--- start of DATA SECTION ---

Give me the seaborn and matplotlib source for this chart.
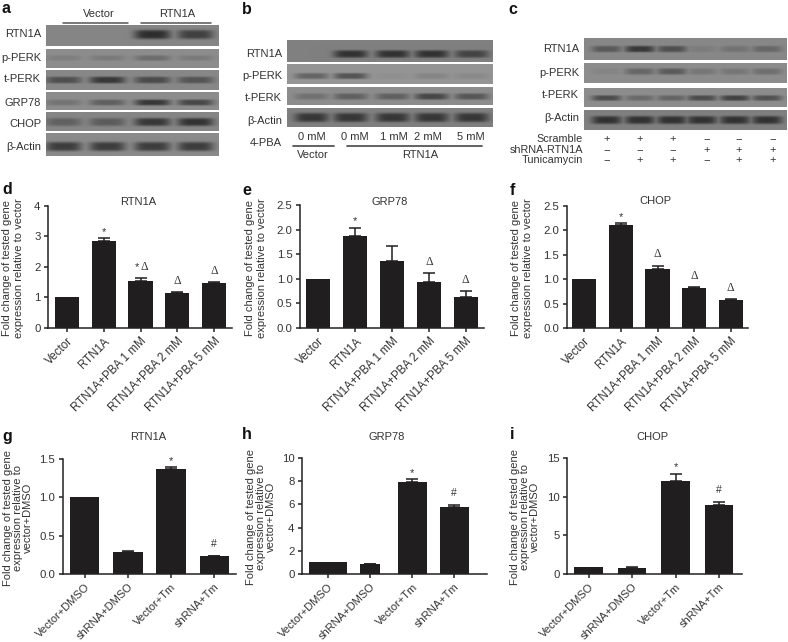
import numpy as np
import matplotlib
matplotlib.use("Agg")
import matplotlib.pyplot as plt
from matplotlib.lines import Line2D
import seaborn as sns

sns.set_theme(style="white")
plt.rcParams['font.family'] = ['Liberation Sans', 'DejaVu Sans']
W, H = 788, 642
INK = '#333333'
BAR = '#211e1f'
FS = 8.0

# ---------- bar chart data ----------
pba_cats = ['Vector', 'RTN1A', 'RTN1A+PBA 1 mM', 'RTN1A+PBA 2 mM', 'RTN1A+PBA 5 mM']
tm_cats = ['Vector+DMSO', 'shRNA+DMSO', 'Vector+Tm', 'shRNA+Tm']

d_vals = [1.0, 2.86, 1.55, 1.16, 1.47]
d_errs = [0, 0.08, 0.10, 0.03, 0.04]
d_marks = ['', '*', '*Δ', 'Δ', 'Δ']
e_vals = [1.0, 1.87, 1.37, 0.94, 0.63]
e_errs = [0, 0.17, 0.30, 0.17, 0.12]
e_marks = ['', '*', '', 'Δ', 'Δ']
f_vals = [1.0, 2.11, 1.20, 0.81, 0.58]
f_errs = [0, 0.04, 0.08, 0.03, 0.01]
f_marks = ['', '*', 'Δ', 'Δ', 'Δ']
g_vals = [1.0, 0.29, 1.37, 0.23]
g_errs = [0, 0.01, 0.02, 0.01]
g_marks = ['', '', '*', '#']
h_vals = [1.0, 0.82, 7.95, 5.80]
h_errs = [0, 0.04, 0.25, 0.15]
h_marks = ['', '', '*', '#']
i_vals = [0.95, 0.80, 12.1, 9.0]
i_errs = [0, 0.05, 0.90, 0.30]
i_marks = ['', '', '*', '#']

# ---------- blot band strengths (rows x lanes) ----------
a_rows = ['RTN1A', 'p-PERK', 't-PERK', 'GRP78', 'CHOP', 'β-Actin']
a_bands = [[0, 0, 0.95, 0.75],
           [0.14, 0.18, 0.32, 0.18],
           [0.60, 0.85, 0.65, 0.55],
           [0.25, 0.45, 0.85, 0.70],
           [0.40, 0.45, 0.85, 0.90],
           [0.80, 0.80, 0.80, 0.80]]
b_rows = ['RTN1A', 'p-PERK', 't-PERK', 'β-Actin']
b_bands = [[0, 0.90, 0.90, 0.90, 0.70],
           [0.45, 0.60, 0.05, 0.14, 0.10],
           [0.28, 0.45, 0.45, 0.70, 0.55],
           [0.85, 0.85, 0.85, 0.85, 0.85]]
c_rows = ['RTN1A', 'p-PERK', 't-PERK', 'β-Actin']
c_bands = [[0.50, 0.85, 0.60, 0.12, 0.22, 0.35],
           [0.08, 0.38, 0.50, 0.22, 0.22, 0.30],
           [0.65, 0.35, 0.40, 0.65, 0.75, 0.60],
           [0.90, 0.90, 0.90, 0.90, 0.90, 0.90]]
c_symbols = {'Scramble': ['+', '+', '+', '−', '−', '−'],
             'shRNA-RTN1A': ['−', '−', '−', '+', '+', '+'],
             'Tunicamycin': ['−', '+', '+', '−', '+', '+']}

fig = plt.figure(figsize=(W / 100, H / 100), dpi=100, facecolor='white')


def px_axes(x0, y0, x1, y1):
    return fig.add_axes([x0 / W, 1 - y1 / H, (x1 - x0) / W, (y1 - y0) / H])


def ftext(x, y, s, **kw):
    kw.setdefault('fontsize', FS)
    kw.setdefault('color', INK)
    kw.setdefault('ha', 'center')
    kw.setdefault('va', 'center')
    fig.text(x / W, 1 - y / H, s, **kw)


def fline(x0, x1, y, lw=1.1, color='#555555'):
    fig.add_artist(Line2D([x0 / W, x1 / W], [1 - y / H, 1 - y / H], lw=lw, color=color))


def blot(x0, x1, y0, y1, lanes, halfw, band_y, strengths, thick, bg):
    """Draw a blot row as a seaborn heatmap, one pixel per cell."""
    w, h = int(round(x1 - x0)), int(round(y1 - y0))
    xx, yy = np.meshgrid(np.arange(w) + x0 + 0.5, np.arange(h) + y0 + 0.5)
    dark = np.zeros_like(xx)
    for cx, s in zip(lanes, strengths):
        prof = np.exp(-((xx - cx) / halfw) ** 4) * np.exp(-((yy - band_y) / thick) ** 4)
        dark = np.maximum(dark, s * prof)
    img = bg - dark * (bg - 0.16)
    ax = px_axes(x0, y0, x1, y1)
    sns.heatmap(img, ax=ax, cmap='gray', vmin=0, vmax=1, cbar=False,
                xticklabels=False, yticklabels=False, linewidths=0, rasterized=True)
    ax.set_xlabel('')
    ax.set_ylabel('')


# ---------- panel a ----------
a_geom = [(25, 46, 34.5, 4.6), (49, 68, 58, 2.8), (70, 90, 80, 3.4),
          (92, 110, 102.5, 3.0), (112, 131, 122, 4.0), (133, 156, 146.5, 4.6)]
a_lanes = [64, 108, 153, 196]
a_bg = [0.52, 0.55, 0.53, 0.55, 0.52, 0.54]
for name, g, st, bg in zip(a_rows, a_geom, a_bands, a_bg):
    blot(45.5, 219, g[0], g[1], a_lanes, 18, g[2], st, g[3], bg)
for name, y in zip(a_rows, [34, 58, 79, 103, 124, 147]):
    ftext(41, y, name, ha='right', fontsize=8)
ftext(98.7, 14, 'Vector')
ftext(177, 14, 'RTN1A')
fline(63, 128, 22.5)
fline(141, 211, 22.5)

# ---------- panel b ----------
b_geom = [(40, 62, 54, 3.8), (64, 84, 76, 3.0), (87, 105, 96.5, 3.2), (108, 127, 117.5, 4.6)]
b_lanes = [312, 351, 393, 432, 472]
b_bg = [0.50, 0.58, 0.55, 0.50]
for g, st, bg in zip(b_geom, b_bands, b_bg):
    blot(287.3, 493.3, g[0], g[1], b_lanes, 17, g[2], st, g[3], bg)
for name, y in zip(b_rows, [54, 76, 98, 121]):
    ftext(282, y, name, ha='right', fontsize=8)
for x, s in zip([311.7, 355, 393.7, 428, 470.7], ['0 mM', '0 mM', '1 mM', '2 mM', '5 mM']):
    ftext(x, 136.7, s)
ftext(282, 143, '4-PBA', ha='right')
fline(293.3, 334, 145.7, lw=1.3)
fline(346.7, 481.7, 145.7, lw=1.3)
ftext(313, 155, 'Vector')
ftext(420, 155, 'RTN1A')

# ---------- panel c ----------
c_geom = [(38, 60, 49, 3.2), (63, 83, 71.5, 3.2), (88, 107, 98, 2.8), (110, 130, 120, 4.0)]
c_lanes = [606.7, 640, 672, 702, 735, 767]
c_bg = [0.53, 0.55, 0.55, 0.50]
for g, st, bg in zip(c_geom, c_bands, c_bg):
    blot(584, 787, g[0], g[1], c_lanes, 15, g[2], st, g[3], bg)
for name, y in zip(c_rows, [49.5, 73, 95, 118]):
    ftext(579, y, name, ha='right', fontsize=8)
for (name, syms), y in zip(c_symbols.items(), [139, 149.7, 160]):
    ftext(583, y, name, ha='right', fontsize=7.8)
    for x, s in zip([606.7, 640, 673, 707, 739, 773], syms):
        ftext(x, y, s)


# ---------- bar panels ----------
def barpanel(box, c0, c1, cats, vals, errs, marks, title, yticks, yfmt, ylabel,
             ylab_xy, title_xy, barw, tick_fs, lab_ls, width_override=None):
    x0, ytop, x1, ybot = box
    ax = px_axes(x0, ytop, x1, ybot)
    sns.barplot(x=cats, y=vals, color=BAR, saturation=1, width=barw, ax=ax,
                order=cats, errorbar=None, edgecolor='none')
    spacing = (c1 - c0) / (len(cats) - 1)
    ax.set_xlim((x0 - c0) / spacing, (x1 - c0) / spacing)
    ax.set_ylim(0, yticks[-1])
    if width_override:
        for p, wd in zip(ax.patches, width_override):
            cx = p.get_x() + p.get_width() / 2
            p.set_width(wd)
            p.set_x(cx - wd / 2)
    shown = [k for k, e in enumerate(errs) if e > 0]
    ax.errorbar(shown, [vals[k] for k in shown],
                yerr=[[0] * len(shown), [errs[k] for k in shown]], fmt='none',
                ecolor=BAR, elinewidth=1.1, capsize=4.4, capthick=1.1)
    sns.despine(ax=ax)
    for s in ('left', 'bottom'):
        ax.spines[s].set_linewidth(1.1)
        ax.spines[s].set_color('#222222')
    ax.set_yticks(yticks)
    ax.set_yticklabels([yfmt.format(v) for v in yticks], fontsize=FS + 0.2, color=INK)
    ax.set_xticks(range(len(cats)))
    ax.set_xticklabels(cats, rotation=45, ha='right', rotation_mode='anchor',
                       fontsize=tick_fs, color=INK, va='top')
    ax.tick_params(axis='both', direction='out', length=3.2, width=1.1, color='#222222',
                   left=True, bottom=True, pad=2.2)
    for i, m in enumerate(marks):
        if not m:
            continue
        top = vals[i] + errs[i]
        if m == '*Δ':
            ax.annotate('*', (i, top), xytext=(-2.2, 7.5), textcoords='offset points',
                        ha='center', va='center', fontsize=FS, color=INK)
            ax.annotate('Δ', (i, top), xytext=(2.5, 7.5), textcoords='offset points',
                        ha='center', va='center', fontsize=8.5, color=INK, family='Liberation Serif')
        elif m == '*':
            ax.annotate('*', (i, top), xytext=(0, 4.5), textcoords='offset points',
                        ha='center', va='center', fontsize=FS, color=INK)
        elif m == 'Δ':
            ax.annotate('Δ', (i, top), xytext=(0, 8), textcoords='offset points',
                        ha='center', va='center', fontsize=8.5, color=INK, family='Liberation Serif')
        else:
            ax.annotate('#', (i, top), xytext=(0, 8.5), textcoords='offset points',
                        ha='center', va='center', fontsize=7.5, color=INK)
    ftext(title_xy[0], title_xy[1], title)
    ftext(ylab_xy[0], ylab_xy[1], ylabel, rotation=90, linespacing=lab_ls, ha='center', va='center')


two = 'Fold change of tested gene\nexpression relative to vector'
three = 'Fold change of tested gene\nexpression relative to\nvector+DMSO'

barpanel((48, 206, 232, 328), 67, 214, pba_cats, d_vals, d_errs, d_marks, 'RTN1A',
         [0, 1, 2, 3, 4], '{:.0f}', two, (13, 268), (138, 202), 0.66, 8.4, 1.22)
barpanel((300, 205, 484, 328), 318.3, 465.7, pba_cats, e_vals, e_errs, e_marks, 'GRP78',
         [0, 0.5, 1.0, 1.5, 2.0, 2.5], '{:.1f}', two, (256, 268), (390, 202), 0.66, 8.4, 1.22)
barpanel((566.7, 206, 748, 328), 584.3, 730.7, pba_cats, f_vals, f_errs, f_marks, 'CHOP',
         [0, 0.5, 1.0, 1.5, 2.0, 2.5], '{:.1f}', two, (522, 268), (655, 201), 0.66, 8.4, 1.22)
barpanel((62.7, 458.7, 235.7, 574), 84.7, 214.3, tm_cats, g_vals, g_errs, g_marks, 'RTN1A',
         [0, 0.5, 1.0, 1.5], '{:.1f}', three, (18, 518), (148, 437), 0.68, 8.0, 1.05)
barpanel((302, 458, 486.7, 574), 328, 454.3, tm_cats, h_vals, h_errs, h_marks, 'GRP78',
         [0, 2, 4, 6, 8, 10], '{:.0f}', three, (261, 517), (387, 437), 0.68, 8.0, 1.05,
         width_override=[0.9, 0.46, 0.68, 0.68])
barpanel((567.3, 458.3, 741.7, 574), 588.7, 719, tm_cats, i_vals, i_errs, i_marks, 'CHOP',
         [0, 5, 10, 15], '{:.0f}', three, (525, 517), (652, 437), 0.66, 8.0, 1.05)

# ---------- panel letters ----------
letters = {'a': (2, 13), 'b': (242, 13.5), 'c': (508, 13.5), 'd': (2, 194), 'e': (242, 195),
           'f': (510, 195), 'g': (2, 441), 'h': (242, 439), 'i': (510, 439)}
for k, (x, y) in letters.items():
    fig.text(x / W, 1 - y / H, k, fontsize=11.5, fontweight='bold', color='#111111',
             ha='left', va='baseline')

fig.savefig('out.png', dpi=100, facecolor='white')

--- end of DATA SECTION ---

## PROBLEM TO SOLVE
Give back exactly the lines from the first line of the data through the line with "tm_cats = ['Vector+DMSO', 'shRNA+DMSO', 'Vector+Tm', 'shRNA+Tm']", pictures excluded.

## SOLUTION
Give me the seaborn and matplotlib source for this chart.
import numpy as np
import matplotlib
matplotlib.use("Agg")
import matplotlib.pyplot as plt
from matplotlib.lines import Line2D
import seaborn as sns

sns.set_theme(style="white")
plt.rcParams['font.family'] = ['Liberation Sans', 'DejaVu Sans']
W, H = 788, 642
INK = '#333333'
BAR = '#211e1f'
FS = 8.0

# ---------- bar chart data ----------
pba_cats = ['Vector', 'RTN1A', 'RTN1A+PBA 1 mM', 'RTN1A+PBA 2 mM', 'RTN1A+PBA 5 mM']
tm_cats = ['Vector+DMSO', 'shRNA+DMSO', 'Vector+Tm', 'shRNA+Tm']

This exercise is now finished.